Supplied information
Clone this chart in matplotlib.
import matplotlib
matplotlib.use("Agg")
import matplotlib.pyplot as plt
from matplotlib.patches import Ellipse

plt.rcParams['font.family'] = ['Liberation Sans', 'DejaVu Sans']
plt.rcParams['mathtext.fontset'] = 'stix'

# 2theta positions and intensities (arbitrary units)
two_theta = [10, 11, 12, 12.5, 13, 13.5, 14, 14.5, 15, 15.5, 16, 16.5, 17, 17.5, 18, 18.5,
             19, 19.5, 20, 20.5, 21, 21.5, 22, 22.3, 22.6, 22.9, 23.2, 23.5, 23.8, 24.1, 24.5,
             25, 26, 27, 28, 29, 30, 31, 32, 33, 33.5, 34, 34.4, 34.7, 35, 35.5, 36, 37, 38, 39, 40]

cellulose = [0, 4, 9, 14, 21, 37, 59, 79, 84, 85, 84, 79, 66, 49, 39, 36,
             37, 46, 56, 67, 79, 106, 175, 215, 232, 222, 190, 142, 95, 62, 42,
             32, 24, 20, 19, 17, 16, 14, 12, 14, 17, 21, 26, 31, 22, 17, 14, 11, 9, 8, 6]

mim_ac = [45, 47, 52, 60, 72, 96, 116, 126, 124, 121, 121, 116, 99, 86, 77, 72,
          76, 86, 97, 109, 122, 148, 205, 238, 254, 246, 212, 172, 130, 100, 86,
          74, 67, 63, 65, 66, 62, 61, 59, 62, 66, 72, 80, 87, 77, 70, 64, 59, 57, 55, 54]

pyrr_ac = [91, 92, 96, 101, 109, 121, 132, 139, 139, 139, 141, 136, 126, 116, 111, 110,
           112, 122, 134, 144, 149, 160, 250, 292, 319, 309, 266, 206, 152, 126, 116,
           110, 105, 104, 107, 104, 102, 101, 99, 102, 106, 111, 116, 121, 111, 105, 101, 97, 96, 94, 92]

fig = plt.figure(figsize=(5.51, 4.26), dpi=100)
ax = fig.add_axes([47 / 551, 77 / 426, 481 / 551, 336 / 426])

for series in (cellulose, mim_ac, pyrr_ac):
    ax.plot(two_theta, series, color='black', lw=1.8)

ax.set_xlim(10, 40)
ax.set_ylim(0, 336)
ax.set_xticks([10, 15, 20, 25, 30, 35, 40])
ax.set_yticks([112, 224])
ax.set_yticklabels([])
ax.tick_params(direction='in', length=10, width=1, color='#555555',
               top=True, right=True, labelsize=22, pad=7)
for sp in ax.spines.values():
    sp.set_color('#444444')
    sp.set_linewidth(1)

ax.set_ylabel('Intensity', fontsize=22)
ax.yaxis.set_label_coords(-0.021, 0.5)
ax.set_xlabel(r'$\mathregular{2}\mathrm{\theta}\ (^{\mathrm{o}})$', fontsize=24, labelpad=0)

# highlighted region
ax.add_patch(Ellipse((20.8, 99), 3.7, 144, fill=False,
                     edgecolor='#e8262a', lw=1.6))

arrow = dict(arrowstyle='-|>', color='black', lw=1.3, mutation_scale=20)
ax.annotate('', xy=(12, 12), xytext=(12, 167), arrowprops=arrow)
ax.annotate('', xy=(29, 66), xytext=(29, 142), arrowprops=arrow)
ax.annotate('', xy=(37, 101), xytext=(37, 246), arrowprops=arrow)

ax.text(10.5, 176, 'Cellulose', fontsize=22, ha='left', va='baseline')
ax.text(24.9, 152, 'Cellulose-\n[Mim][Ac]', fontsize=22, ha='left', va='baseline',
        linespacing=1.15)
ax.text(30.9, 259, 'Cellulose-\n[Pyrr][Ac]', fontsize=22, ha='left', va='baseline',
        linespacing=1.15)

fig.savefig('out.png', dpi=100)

What to do
Exactly how many lines contain "matplotlib"? State the number and nothing else.

Correct answer
5